THIS AMENDMENT AGREEMENT, dated as of April 22, 2020 (this Amendment) is entered into by and among Cornerstone OnDemand, Inc., a Delaware corporation (Buyer) and Vector Talent Holdings, L.P., an exempted limited partnership registered under the laws of the Cayman Islands and having its registered office at Intertrust Corporate Services (Cayman) Limited, 190 Elgin Avenue, George Town, Grand Cayman, KY1-9005, Cayman Islands (Seller, and collectively with Buyer, the Parties).
A. Buyer and Seller, and the other parties signatory thereto, entered into that certain Purchase Agreement, dated as of February 24, 2020 (the Agreement) (unless otherwise defined herein, capitalized terms used herein shall have the meanings assigned to them in the Agreement);
B. Pursuant to Section 10.3 of the Agreement, the Agreement may be amended by a writing signed by the Parties; and
C. The Parties have agreed to amend certain terms and conditions of the Agreement, as fully set forth herein.
In consideration of the foregoing and the mutual covenants and agreements herein contained, and intending to be legally bound hereby, the Parties agree as follows:
Section 1. Amendment.
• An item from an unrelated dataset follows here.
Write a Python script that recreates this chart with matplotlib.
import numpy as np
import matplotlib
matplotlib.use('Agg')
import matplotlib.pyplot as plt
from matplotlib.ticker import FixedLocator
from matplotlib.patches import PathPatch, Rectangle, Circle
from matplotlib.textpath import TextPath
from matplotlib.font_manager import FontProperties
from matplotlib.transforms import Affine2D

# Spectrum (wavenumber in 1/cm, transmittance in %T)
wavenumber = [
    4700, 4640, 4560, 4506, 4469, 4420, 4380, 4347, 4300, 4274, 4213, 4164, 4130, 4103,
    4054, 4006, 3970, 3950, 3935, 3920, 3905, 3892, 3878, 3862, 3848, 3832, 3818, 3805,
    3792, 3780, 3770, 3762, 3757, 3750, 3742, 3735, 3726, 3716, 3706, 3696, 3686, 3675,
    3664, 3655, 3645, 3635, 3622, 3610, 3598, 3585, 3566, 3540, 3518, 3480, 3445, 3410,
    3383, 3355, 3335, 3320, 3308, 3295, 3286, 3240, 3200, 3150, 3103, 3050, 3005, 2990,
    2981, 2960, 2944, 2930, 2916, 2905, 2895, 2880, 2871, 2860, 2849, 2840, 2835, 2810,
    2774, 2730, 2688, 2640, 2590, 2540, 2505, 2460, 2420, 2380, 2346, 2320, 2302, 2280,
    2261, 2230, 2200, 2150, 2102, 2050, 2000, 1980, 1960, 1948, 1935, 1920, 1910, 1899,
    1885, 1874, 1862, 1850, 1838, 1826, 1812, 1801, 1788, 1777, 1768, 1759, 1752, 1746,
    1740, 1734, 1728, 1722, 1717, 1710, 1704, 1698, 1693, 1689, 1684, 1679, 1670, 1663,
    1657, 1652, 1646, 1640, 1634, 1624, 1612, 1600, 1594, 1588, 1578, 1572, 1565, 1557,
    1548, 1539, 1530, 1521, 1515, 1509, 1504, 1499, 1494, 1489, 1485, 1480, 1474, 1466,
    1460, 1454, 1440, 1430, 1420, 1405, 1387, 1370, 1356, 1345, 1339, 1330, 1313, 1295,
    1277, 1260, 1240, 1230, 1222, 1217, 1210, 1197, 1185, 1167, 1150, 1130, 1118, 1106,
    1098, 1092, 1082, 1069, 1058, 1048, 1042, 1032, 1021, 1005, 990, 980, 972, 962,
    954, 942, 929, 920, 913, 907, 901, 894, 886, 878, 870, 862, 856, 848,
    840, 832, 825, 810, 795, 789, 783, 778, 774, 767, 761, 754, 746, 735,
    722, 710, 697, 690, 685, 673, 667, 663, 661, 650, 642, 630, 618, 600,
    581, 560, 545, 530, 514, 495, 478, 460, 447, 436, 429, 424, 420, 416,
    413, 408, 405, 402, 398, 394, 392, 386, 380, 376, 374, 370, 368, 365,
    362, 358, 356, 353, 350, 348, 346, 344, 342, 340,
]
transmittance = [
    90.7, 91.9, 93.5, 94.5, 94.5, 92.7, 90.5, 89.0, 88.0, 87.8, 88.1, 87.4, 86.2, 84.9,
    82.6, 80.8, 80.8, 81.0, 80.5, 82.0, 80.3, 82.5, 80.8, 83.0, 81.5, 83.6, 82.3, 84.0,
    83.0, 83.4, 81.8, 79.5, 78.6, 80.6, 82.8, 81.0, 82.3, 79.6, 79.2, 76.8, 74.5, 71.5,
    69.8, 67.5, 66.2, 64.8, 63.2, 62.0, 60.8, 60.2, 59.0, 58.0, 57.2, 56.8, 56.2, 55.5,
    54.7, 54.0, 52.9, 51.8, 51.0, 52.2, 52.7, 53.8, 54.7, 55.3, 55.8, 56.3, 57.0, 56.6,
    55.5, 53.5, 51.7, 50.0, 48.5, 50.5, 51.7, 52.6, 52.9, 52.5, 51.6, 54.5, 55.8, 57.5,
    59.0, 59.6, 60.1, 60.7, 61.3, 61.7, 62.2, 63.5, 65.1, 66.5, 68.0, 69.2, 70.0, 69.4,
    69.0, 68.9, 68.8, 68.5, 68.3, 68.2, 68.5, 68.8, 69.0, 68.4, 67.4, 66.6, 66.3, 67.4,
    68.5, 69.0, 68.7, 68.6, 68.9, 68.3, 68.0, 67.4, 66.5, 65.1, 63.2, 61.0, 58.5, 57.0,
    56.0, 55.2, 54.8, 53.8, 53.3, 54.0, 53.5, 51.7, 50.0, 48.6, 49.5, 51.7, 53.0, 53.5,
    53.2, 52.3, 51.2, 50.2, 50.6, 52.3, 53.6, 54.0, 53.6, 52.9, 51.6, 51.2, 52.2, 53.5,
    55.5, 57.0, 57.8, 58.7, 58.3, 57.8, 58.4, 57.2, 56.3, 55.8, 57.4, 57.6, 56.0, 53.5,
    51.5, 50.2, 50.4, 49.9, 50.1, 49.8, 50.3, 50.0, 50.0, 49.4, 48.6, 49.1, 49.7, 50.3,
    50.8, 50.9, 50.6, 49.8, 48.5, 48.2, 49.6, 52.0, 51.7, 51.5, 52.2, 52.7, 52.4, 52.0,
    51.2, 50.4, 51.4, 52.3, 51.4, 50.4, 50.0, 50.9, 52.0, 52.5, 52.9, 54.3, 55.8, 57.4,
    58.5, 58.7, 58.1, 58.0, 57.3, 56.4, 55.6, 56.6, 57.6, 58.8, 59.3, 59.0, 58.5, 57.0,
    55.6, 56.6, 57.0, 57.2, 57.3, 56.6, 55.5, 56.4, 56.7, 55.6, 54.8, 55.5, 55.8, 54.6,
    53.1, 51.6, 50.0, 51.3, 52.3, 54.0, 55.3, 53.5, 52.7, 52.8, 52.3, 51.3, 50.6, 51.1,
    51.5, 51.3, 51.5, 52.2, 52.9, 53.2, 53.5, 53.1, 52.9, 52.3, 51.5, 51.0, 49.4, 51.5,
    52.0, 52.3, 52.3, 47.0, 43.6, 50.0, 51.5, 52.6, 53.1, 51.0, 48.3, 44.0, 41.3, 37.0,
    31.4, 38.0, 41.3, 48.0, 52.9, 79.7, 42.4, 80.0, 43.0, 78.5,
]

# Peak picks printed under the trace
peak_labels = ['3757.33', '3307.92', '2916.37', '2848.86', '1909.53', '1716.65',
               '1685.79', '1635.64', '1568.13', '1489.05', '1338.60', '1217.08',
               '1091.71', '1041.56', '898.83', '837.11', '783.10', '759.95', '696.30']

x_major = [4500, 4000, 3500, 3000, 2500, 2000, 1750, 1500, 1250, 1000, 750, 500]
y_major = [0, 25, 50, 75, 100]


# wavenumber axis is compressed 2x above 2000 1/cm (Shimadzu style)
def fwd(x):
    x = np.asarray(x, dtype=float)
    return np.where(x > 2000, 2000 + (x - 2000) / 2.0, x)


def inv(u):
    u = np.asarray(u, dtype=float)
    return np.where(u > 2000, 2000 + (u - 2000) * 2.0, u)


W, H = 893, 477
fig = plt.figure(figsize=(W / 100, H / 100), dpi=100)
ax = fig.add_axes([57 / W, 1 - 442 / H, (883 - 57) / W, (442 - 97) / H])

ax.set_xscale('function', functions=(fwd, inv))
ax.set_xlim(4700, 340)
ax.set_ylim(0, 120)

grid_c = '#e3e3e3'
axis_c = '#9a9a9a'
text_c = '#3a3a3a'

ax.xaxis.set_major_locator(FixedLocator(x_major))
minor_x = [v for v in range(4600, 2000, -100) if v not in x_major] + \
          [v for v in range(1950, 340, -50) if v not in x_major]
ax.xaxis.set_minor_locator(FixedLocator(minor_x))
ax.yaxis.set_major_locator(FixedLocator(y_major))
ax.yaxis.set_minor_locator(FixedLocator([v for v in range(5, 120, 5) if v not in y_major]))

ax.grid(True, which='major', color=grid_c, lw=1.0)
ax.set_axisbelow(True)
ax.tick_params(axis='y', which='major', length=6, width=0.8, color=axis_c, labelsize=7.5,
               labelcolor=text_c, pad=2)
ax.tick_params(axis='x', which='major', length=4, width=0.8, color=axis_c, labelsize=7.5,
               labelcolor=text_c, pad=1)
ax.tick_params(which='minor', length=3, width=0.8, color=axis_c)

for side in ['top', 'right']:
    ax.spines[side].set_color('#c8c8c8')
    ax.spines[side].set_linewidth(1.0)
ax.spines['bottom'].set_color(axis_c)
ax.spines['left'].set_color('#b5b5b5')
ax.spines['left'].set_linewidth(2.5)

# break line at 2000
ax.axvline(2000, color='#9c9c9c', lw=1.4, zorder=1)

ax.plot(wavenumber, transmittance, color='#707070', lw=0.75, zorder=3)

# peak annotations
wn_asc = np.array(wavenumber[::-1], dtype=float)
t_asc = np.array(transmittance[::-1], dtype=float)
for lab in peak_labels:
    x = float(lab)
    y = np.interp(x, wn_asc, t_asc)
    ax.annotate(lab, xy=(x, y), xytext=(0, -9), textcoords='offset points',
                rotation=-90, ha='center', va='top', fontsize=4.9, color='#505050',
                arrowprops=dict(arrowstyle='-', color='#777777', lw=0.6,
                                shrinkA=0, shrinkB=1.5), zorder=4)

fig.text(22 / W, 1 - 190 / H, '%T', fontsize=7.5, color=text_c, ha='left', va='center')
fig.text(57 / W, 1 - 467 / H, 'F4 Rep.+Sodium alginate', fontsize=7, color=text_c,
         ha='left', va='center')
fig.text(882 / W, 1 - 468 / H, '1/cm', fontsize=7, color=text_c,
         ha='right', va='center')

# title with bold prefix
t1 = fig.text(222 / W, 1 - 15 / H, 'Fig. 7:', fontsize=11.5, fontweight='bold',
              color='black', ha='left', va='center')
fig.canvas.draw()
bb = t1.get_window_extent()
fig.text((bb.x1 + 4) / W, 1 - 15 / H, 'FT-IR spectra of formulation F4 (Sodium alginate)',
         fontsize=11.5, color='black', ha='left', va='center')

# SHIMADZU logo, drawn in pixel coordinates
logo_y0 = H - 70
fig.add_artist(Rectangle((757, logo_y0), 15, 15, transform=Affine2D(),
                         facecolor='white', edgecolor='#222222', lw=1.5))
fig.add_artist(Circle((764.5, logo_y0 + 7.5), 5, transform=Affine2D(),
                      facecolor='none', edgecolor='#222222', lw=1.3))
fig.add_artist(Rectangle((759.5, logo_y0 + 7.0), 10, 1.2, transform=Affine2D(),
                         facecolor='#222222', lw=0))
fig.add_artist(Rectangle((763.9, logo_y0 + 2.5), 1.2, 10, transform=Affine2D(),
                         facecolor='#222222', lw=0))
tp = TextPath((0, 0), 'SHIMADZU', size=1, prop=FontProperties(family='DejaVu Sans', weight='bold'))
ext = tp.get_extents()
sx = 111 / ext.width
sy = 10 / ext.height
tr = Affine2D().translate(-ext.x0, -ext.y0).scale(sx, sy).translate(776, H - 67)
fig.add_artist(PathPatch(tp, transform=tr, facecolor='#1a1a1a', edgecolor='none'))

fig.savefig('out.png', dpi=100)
Effective as of immediately prior to the Closing on the Closing Date:
(a) The definition of Closing Cash Consideration in Section 1.1 of the Agreement is amended and restated in its entirety to read as follows:
Closing Cash Consideration means (i) $1,262,000,000, plus (ii) the Working Capital Overage, if any, minus (iii) the Net Indebtedness, minus (iv) the Working Capital Underage, if any, minus (v) the Escrow Amount.
(b) The definition of Funded Indebtedness in Section 1.1 of the Agreement is amended and restated in its entirety to read as follows:
Funded Indebtedness means, as at a specified date, without duplication, the sum of: (i) all indebtedness for borrowed money of a Company or any of its Subsidiaries and all obligations of a Company or any of its Subsidiaries evidenced by notes, bonds, debentures, bank loans or other similar interests; (ii) all liabilities and amounts owed by a Company or any of its Subsidiaries in respect of the acceleration, termination, cancellation or prepayment of indebtedness for borrowed money; (iii) any accrued and unpaid interest on the foregoing items or other debt or financing-related liabilities; and (iv) all unpaid Transaction Expenses in excess of the cap amount set forth on the Estimated Closing Statement delivered by Seller to Buyer on April 21, 2020.